About 2,500 years ago, the Olmec—natives of Mesoamerica and ancient Mexico—created sculptures from intense bluish-green jadeite jade found in nearby gem deposits. When archeologists uncovered these jade carvings in the 1700s, there was no knowledge of any jadeite mines nearby or anywhere in the Americas. For the next 300 years—working mostly on hunches, folklore, and jade findings from local villagers—geologists and mineralogists combed the landscape looking for the lost Olmec jadeite mines.
Primary deposits of jadeite were finally found in the 1970s, in an area called the Motagua Valley of Guatemala. Mary Lou and Jay Ridinger, owners of Jades, S.A., in Antigua, found the ancient Olmec/Mayan mines and have uncovered some amazing natural colors. Besides the expected greens—called mint, apple, bright apple, and Maya imperial—there is lilac, pastel pink, blue, white, creamy yellow, galactic gold, coffee, charcoal, Maya black, and multicolored jade.
But thirty years later, Guatemalan jadeite has yet to draw an appreciative audience.
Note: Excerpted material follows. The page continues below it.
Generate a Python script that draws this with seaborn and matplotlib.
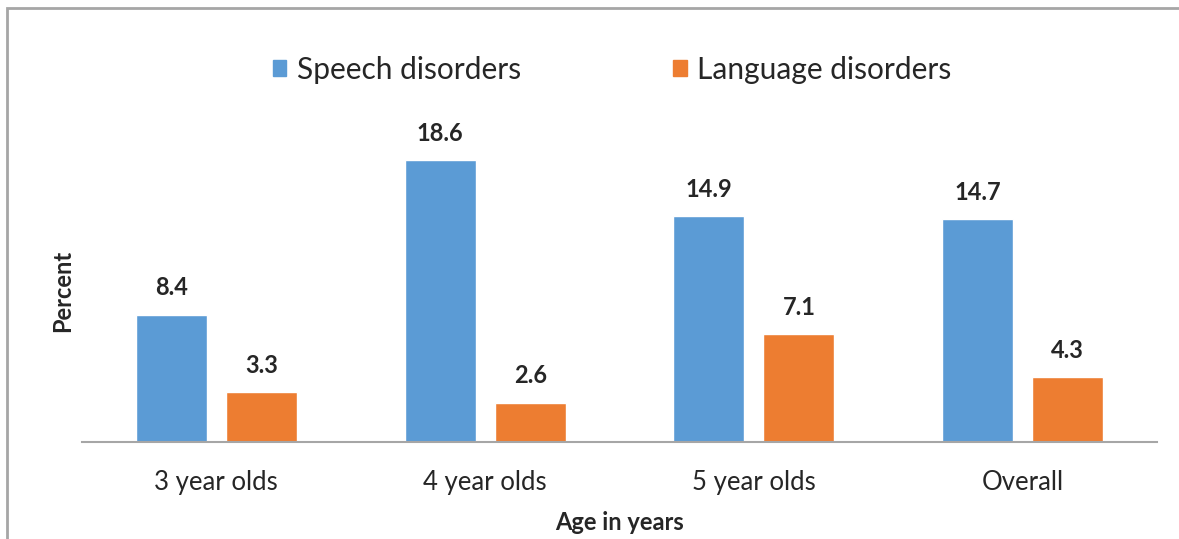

Of course, it doesn’t have the pure and saturated green color of the material found in Burma or China, nor does it have a translucency/transparency that could challenge these other deposits. But ironically, this is the locality from which jade gets its name.
Gemologist and photojournalist Fred Ward has written about Guatemalan jade for both National Geographic magazine and his 1996 book titled Jade. Ward writes that following the traditions of the Mesoamerican Indians, the conquistadores wore green rocks around their waists to cure kidney disorders, and labeled them “piedra de ijada”—stone of the loins. Ward, who has been looking at samples of jade production for more than 20 years, says that pieces of it are nice. “There are certainly some museum pieces,” he says, but most of what’s mined in Guatemala is commercial. “They have something to sell. It’s just that if you’re looking for Burma quality, you have to go to Burma.”
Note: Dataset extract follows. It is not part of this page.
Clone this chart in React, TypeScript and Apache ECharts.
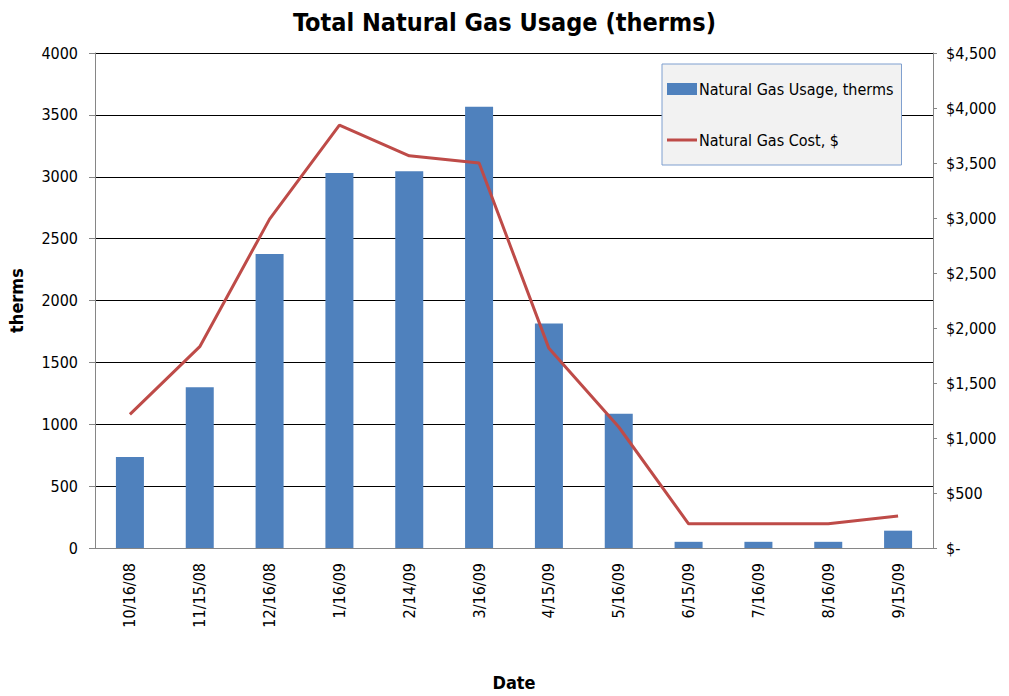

The late Anna Miller, a gemologist, appraiser, and author, who died as this issue was going to press (see obituary on p. 32), was an expert on appraising Guatemalan jade, which is included in her Master Values Program for jewelry appraisers. “You cannot use the same standards of beauty for Guatemalan and Burma jadeite,” she said during an interview in April “You have to change your mental point of view as to what is really beautiful in jadeite. Guatemalan jade is never treated, baked, or colored in any way.”